[BEGIN Data for processing]

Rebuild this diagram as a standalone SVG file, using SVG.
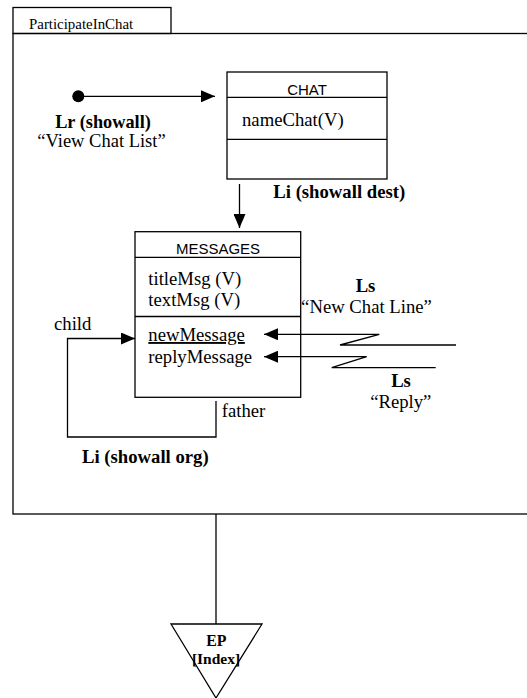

[END Data for processing]
[BEGIN Data for processing]

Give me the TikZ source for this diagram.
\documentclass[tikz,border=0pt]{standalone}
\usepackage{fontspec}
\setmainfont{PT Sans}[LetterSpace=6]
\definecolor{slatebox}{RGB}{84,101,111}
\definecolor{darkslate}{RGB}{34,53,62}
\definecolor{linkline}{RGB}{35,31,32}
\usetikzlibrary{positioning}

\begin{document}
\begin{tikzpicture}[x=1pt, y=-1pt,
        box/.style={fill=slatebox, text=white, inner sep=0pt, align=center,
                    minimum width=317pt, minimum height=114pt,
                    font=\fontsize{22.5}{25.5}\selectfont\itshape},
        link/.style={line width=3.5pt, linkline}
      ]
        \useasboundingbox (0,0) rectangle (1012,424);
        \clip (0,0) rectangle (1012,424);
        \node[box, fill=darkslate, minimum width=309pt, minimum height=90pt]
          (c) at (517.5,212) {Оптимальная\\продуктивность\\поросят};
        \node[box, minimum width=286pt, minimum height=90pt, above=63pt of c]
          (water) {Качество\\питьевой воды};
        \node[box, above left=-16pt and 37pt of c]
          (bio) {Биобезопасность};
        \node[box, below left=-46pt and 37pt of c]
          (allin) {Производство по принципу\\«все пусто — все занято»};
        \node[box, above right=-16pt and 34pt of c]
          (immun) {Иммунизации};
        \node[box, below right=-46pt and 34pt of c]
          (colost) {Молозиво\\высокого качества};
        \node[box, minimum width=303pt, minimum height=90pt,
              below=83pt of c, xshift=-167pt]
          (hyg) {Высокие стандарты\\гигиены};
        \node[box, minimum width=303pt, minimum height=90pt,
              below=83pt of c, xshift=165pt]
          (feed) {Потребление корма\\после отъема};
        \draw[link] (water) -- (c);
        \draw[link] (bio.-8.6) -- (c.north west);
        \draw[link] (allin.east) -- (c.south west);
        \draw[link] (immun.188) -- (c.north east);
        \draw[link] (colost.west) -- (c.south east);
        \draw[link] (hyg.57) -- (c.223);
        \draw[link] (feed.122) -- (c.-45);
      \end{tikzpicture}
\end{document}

[END Data for processing]

(What to do) Find every line that holds "standalone" and copy it.

(Answer to this task)
Rebuild this diagram as a standalone SVG file, using SVG.
\documentclass[tikz,border=0pt]{standalone}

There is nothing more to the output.